Overnight, cooler inflation reads from China — Producer Price Index (PPI) +2.3% from +4.2% earlier — mark the first time in a while that PPI figures are coming in lower than Consumer Price Index (CPI). Rolling shutdowns, which continue to this day, are clearly hampering productivity, and we saw just yesterday China cut its interest rate 2%, at a time when most large economies in the West are raising rates. Anything to achieve some equilibrium on the global markets, right?

Next week we have a couple days where there are clusters of fresh, important data — none moreso than Tuesday’s U.S. CPI print for August. This will be the final CPI report before the next Fed meeting on monetary policy, and a significant pullback from +8.5% (headline, year over year) might be the last chance to change the Fed’s mind to increase the Fed funds rate 50 basis points (bps) instead of 75. Therefore, the weaker the headline CPI numbers, the better the chance for a Tuesday rally.

We’ll also see new Retail Sales, Philly Fed and Empire State surveys, Import/Export Prices, Industrial Production and Weekly Jobless Claims numbers, all on Thursday of next week. Like last month’s CPI, July Retail Sales were unchanged month over month. Imports and Empire State both wallowed in negative territory a month ago. No single one of these data points are as important as CPI, but they do offer more tea leaves to read.

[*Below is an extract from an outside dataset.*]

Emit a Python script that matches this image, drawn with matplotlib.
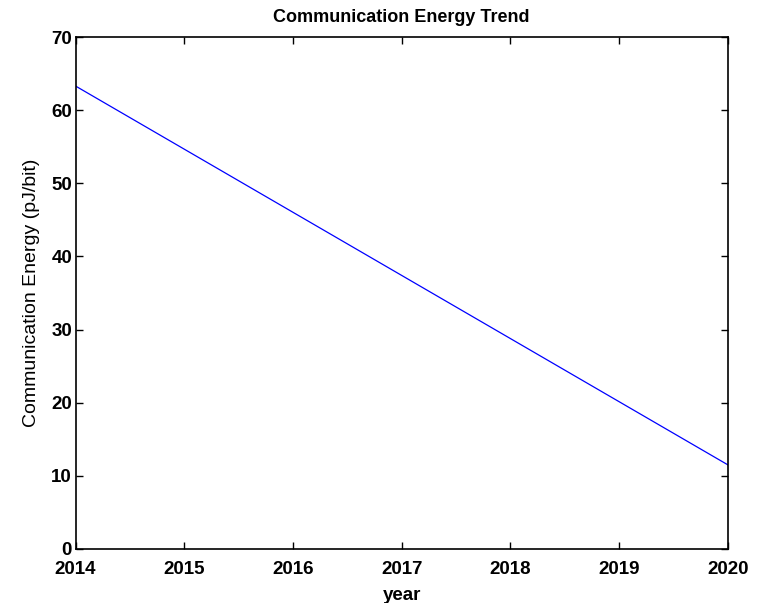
import matplotlib
matplotlib.use("Agg")
import matplotlib.pyplot as plt

# energy per bit at the start and end of the trend window
years = [2014, 2020]
energy = [63.3, 11.5]
xticks = [2014, 2015, 2016, 2017, 2018, 2019, 2020]
yticks = [0, 10, 20, 30, 40, 50, 60, 70]

plt.rcParams["font.family"] = ["Liberation Sans", "DejaVu Sans"]

fig = plt.figure(figsize=(7.63, 6.03), dpi=100)
ax = fig.add_axes([0.099, 0.0896, 0.855, 0.849])

ax.plot(years, energy, color="#0000ff", linewidth=0.9)

ax.set_xlim(2014, 2020)
ax.set_ylim(0, 70)
ax.set_xticks(xticks)
ax.set_yticks(yticks)
ax.set_xticklabels([str(x) for x in xticks], fontsize=13.5, fontweight="bold")
ax.set_yticklabels([str(y) for y in yticks], fontsize=13.5, fontweight="bold")
ax.tick_params(axis="x", pad=9)
ax.tick_params(axis="y", pad=2.5)
ax.tick_params(direction="in", length=5, width=1, top=True, right=True, colors="black")
for s in ax.spines.values():
    s.set_linewidth(1.2)

ax.set_title("Communication Energy Trend", fontsize=13, fontweight="bold", pad=11)
ax.set_xlabel("year", fontsize=13.5, fontweight="bold", labelpad=6)
ax.set_ylabel("Communication Energy (pJ/bit)", fontsize=14, labelpad=8)

fig.savefig("out.png", dpi=100)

Ahead of today’s opening bell, supermarket giant Kroger (KR - Free Report) posted a strong beat-and-raise for its fiscal Q3 report: earnings of an even $1.00 per share outpaced the 83 cents expected in the Zacks consensus, while sales of $34.64 billion surpassed the $34.41 billion, for +9.3% full-year growth. Current-year earnings guidance has been bumped up a full dime, to a range of $3.95-4.05 per share.

Same-store sales came in stronger than expected: +5.8% from +4.6% expected, with guidance now upped 100 bps to a 4-4.5% range. Kroger took a Zacks Rank #2 (Buy) into its earnings release, and shares immediately sprang +4% in early trading. Shares have cooled a bit, but remain +7% year to date.